Yes, you'll get a rise in even-order harmonics as the power fades.

> I can hear tubes that are 15mAs or more off from each other

It's relative. When we ran 6V6 at 250V near 50mA, I doubt you would hear a 40mA/55mA or 38% mis-balance. When you have 5mA/20mA or 400% unbalance, assuming you play/listen in the soft zone, that's significant.

> those testers not being that great, I calibrated the tester but those resistors and pots are old

It doesn't even test the tube as an amplifier.

Look. Say I build a "Clarinet tester". All it does is blow a fan down the pipe and read the flow. If there's a sock jammed in the bore, the meter shows "dead"; if there's a half-inch of scum in the bore it reads "low". And of course a scummed-up clarinet has a problem. But if it reads "90%" flow, or "140%" flow, is that good or bad? Some players don't use full flow, they just don't need full flow. Flow is not "tone": clarinet makers tweak the bore for a tight or loose voice. My "tester" doesn't even say if a clarinet actually PLAYS, or if it plays like a frog.

> I take the results like a grain of salt.

Bucket of salt.

The shorts-test is valuable. If you can see leakage in a dark room, that's bad. Seeing the heater light-up is re-assuring.

Then I tap the TEST button. If nothing happens, hmmm. Check settings, try a similar tube. If the needle does move, and may wind-up near the green zone, that's good enough. The test condition (ALL non-cathode parts tied together) and the test voltage and target current are totally bogus for audio amplifier work.

> At least I could tell if they were weak or strong

I don't think this type tester even tells you that. Remember the Grid is the input and the Plate is the output... but this tester ties both TOgether! A tube with a dead plate and a grid that really sucked (or a weak plate and sucky grid) could read "OK" even though it would be useless (or poor) as an amplifier.
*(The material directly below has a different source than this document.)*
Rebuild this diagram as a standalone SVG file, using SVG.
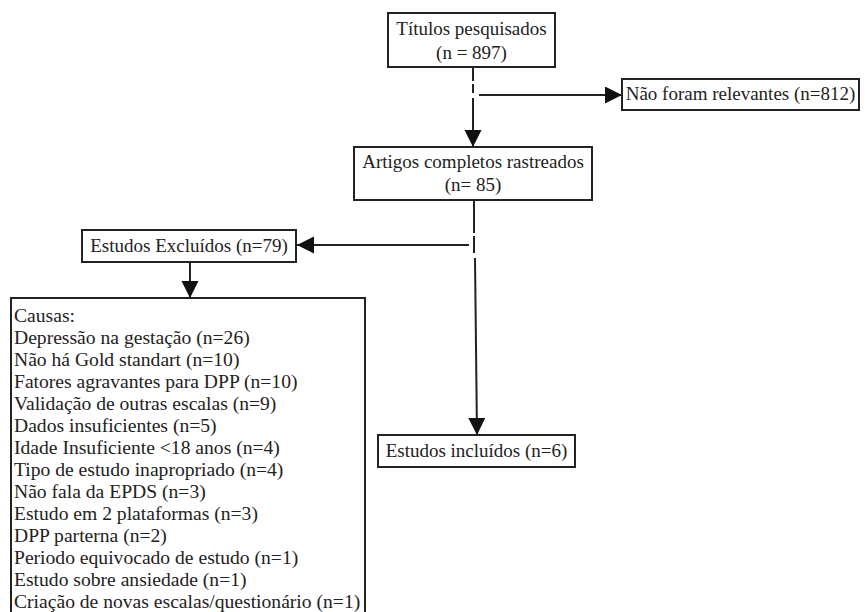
<svg xmlns="http://www.w3.org/2000/svg" width="865" height="612" viewBox="0 0 865 612">
<style>
.box{fill:#fff;stroke:#222;stroke-width:2}
.t{font-family:"Liberation Serif","Times New Roman",serif;font-size:19px;fill:#222}
.l{font-size:19.6px}
.c{text-anchor:middle}
.ln{stroke:#222;stroke-width:2;fill:none}
</style>
<defs>
<marker id="ah" markerUnits="userSpaceOnUse" markerWidth="18" markerHeight="18" refX="17" refY="8.5" orient="auto">
<path d="M0,0 L17,8.5 L0,17 z" fill="#111"/>
</marker>
</defs>
<rect width="865" height="612" fill="#fff"/>
<g id="connectors">
<line class="ln" x1="473" y1="67" x2="473" y2="81"/>
<line class="ln" x1="473" y1="84" x2="473" y2="93"/>
<line class="ln" x1="473" y1="98" x2="473" y2="147" marker-end="url(#ah)"/>
<line class="ln" x1="479" y1="95" x2="622" y2="95" marker-end="url(#ah)"/>
<line class="ln" x1="474" y1="200" x2="474" y2="233"/>
<line class="ln" x1="474" y1="236" x2="474" y2="253"/>
<line class="ln" x1="475" y1="258" x2="477" y2="435" marker-end="url(#ah)"/>
<line class="ln" x1="469" y1="245" x2="297" y2="245" marker-end="url(#ah)"/>
<line class="ln" x1="190" y1="262" x2="190" y2="298" marker-end="url(#ah)"/>
</g>
<g id="titulos">
<rect class="box" x="388" y="13" width="167" height="54"/>
<text class="t c" x="471.5" y="35">Títulos pesquisados</text>
<text class="t c" x="471.5" y="59">(n = 897)</text>
</g>
<g id="nao-relevantes">
<rect class="box" x="622" y="79" width="237" height="31"/>
<text class="t c" x="740.5" y="100">Não foram relevantes (n=812)</text>
</g>
<g id="artigos">
<rect class="box" x="354" y="147" width="238" height="53"/>
<text class="t c" x="473" y="168">Artigos completos rastreados</text>
<text class="t c" x="473" y="191">(n= 85)</text>
</g>
<g id="excluidos">
<rect class="box" x="82" y="230" width="214" height="32"/>
<text class="t c" x="189" y="252">Estudos Excluídos (n=79)</text>
</g>
<g id="causas">
<rect class="box" x="11" y="298" width="354" height="322"/>
<text class="t l" x="14" y="322">Causas:</text>
<text class="t l" x="14" y="344">Depressão na gestação (n=26)</text>
<text class="t l" x="14" y="366">Não há Gold standart (n=10)</text>
<text class="t l" x="14" y="388">Fatores agravantes para DPP (n=10)</text>
<text class="t l" x="14" y="410">Validação de outras escalas (n=9)</text>
<text class="t l" x="14" y="432">Dados insuficientes (n=5)</text>
<text class="t l" x="14" y="454">Idade Insuficiente &lt;18 anos (n=4)</text>
<text class="t l" x="14" y="476">Tipo de estudo inapropriado (n=4)</text>
<text class="t l" x="14" y="498">Não fala da EPDS (n=3)</text>
<text class="t l" x="14" y="520">Estudo em 2 plataformas (n=3)</text>
<text class="t l" x="14" y="542">DPP parterna (n=2)</text>
<text class="t l" x="14" y="564">Periodo equivocado de estudo (n=1)</text>
<text class="t l" x="14" y="586">Estudo sobre ansiedade (n=1)</text>
<text class="t l" x="14" y="608">Criação de novas escalas/questionário (n=1)</text>
</g>
<g id="incluidos">
<rect class="box" x="378" y="435" width="197" height="32"/>
<text class="t c" x="476.5" y="457">Estudos incluídos (n=6)</text>
</g>
</svg>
And tube sellers hate these things. The tester may expect 12AX7 to gush 3mA at 60V. Some tubes may "fail" that, but easily pass 1mA at 200V, the way we use them in an amplifier. Moreover, these bogus target currents were picked for cheap simplicity, and "may" exceed tube ratings. Prolonged leaning on the TEST button may damage perfectly good tubes. Some vendors (including our host) decline to replace "bad" tubes tested in these low-cost testers.

The only real test is in the actual apparatus.

A wide-open Champ with a few extra sockets will test most gitar-amp tubes in real-life conditions. To calibrate, run a handful of probably-good tubes through it. Go by the sound and the electrode voltages. Say five out of six 12AX7s read 170V-195V at the plate, one shows 110V and sounds different. That's your "good" zone for 12AX7. 12AT7 will be less-loud and may show 100V-130V at the plate; anything else is dubious. The 6V6 hole will take 6L6 and 6550, give cathode voltage a little different from 6V6 but pretty consistent for each type. Jump in 1 to pin 8 and you can test EL34. Add a 9-pin socket to test EL84 and 6AQ5. EL84 in a 6V6 bias will read a lower cathode voltage, but 95% of not-sick EL84s will show the same voltage within 30%.